Subject: S7-18-21: WebForm Comments from Jason Peiffer
From: Jason Peiffer
Affiliation:

Aug. 16, 2022

August 16, 2022

 Fraud can be hidden in aggregates, and intraday fast-paced manipulation cannot be uncovered with T+1 alone. Things move very fast and crashes happen very fast. Granting all market participants a high-resolution view into short selling would allow them/us to see and then get out of the way when there is an approaching train. It would protect retail investors against sophisticated strategies by well-capitalized, dominant, and predatory funds. It would allow everyone, especially regulators and law enforcement, to detect more sophisticated fraudulent activity (eg we could examine activity around short and distort attacks at a high resolution).

The DOJ has recently focused on exactly this type of fraud, and empowering law enforcement is a prime benefit of transaction-by-transaction, high temporal resolution reporting.
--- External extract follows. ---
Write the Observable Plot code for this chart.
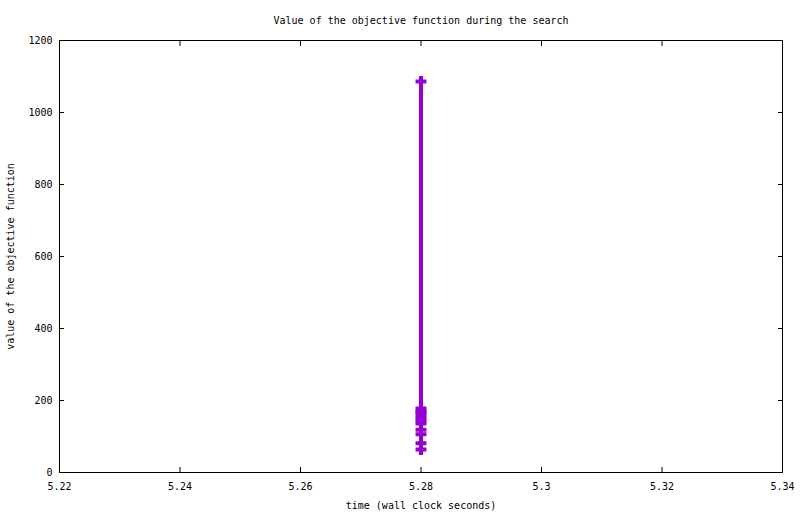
<!DOCTYPE html>
<html>
<head>
<meta charset="utf-8">
<script src="https://cdn.jsdelivr.net/npm/d3@7"></script>
<script src="https://cdn.jsdelivr.net/npm/@observablehq/plot@0.6"></script>
<style>
  body { margin: 0; background: white; }
</style>
</head>
<body>
<div id="chart"></div>
<script>
// objective function values over wall clock time
const times = [5.28, 5.28, 5.28, 5.28, 5.28, 5.28, 5.28, 5.28, 5.28, 5.28, 5.28, 5.28];
const values = [1086, 178, 171, 165, 158, 151, 143, 136, 119, 106, 81, 64];

const xTicks = [5.22, 5.24, 5.26, 5.28, 5.3, 5.32, 5.34];
const yTicks = [0, 200, 400, 600, 800, 1000, 1200];

const titleText = "Value of the objective function during the search";
const xLabel = "time (wall clock seconds)";
const yLabel = "value of the objective function";

const points = times.map((t, i) => ({t: t, v: values[i]}));
const violet = "#9400d3";

let chart = Plot.plot({
  width: 800,
  height: 514,
  marginLeft: 59,
  marginRight: 18,
  marginTop: 40,
  marginBottom: 42,
  style: {
    fontFamily: "'DejaVu Sans Mono', monospace",
    fontSize: "10px",
    color: "black",
    background: "white",
    overflow: "visible"
  },
  x: { domain: [5.22, 5.34] },
  y: { domain: [0, 1200] },
  marks: [
    Plot.frame({stroke: "black"}),
    // tick labels
    Plot.axisX({ticks: xTicks, tickSize: 0, tickPadding: 10, tickFormat: d => String(d), label: null}),
    Plot.axisY({ticks: yTicks, tickSize: 0, tickPadding: 7, tickFormat: d => String(d), label: null}),
    // inward ticks on all four sides
    Plot.axisX({ticks: xTicks, anchor: "bottom", tickSize: -5, fill: "none", label: null}),
    Plot.axisX({ticks: xTicks, anchor: "top", tickSize: -5, fill: "none", label: null}),
    Plot.axisY({ticks: yTicks, anchor: "left", tickSize: -5, fill: "none", label: null}),
    Plot.axisY({ticks: yTicks, anchor: "right", tickSize: -5, fill: "none", label: null}),
    Plot.line(points, {x: "t", y: "v", stroke: violet, strokeWidth: 4}),
    Plot.dot(points, {x: "t", y: "v", symbol: "plus", r: 3.6, stroke: violet, strokeWidth: 4}),
    // title and axis labels
    Plot.text([titleText], {text: d => d, frameAnchor: "top", dy: -20, textAnchor: "middle", lineAnchor: "middle"}),
    Plot.text([xLabel], {text: d => d, frameAnchor: "bottom", dy: 33, textAnchor: "middle", lineAnchor: "middle"}),
    Plot.text([yLabel], {text: d => d, frameAnchor: "left", dx: -49, rotate: -90, textAnchor: "middle", lineAnchor: "middle"})
  ]
});

d3.select('#chart').append(() => chart);
</script>
</body>
</html>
Retail investors deserve to be fully informed of the risks they are taking on when they purchase securities. The Chair Gary Gensler has highlighted that specific point many times. It is the SECs core mission to protect retail investors. It is time for them to be consistent with that mission, even if big funds complain about cost and inconvenience. Integrity is not free. Market integrity is not free. A truly free market does not happen without effort and inconvenience.
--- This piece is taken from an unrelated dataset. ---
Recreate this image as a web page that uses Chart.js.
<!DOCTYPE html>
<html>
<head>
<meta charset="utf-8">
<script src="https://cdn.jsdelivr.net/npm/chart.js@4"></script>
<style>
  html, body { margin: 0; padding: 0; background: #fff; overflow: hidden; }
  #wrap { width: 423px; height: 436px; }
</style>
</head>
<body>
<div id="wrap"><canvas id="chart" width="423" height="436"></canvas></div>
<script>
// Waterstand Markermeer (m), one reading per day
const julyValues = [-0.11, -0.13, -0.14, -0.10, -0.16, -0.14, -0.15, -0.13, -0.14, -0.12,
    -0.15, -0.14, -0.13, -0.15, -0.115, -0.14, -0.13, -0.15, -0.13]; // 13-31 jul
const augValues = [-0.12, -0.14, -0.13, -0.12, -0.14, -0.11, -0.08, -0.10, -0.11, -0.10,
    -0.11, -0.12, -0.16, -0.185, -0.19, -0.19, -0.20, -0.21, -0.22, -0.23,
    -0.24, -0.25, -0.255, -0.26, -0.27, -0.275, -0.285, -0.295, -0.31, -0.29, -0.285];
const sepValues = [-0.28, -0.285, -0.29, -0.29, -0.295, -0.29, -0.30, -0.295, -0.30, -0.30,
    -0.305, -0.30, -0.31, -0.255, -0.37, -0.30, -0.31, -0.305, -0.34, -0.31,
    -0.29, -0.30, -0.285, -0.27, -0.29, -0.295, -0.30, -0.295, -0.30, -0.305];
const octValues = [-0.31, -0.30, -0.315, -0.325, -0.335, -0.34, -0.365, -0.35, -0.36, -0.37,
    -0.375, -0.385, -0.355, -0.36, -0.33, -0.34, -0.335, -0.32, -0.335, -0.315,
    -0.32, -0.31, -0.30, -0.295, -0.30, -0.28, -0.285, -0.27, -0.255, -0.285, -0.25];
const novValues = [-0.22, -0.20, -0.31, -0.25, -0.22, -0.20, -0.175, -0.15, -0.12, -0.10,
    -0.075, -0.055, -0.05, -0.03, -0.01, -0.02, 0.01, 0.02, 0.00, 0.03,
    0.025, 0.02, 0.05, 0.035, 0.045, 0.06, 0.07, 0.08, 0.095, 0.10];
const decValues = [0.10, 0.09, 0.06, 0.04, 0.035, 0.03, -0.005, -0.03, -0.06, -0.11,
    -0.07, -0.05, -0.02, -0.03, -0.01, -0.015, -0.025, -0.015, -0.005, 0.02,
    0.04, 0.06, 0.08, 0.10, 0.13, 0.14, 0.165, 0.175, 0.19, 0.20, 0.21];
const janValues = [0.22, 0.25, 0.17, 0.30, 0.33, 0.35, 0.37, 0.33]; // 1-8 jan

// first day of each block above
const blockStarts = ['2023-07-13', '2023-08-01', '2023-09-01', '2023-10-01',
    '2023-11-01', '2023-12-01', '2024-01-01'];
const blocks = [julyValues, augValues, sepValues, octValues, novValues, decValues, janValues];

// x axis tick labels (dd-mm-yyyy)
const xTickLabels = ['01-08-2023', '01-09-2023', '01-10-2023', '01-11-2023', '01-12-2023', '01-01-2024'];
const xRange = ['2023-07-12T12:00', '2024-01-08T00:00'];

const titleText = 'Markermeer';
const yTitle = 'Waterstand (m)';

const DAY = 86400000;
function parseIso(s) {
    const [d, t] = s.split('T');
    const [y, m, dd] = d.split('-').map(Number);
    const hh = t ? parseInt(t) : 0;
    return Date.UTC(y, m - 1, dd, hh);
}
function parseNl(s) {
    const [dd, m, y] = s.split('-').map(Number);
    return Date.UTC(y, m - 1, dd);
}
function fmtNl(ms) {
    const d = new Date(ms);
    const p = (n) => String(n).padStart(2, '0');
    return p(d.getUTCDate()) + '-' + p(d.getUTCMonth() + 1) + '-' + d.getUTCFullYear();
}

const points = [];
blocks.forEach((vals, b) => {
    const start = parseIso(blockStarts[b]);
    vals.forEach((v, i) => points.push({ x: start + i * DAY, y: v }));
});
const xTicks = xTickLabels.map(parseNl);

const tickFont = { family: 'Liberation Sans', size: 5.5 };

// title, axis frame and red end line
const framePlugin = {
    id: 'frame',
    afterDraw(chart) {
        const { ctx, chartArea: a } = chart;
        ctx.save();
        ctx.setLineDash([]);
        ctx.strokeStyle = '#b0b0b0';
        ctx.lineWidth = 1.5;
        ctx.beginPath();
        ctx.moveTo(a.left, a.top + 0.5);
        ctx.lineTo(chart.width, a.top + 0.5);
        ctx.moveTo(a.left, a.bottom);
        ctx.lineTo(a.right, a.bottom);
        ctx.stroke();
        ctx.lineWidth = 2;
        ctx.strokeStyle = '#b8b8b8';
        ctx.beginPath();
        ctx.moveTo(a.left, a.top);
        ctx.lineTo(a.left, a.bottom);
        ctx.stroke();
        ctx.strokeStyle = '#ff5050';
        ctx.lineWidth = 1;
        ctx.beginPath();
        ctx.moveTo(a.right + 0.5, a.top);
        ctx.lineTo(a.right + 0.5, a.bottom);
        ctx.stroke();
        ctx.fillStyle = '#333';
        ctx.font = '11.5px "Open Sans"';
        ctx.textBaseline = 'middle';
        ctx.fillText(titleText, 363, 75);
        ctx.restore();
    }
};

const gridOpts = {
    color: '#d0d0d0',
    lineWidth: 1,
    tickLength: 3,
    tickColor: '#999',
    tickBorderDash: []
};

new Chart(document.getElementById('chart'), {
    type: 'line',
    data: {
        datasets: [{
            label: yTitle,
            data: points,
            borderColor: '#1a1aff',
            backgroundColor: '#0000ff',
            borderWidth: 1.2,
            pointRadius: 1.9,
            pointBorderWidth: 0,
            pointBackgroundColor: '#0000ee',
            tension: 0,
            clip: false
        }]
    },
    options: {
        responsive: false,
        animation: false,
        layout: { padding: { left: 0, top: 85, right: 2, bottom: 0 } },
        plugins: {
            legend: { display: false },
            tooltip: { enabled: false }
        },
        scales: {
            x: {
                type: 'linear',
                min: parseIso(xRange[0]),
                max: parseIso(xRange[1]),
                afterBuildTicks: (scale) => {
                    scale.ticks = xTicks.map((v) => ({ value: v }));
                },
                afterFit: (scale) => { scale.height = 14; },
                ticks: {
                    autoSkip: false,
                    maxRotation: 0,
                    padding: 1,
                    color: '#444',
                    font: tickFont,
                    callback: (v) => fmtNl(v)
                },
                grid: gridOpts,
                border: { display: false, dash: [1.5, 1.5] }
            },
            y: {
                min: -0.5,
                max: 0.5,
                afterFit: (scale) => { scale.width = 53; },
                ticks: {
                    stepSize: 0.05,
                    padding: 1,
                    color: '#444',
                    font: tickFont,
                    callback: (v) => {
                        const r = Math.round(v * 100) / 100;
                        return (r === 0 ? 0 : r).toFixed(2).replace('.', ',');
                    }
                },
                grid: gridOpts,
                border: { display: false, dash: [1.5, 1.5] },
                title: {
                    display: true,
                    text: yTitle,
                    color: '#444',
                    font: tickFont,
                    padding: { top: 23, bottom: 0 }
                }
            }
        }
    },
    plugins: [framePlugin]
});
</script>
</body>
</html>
People have literally killed themselves as a result of short attacks. Allowing them at least the chance to see the danger they are stepping into is one of the most important things the Commission can do.

The solution to retail stepping into danger is not a few stupid videos. It is NOT a public relations problem, it is a policy problem. This rule, as written, is a strong protection for investors against the dangers of predatory selling and pump and dump schemes. It allows us to examine who published what and how short selling activity behaved around those publications.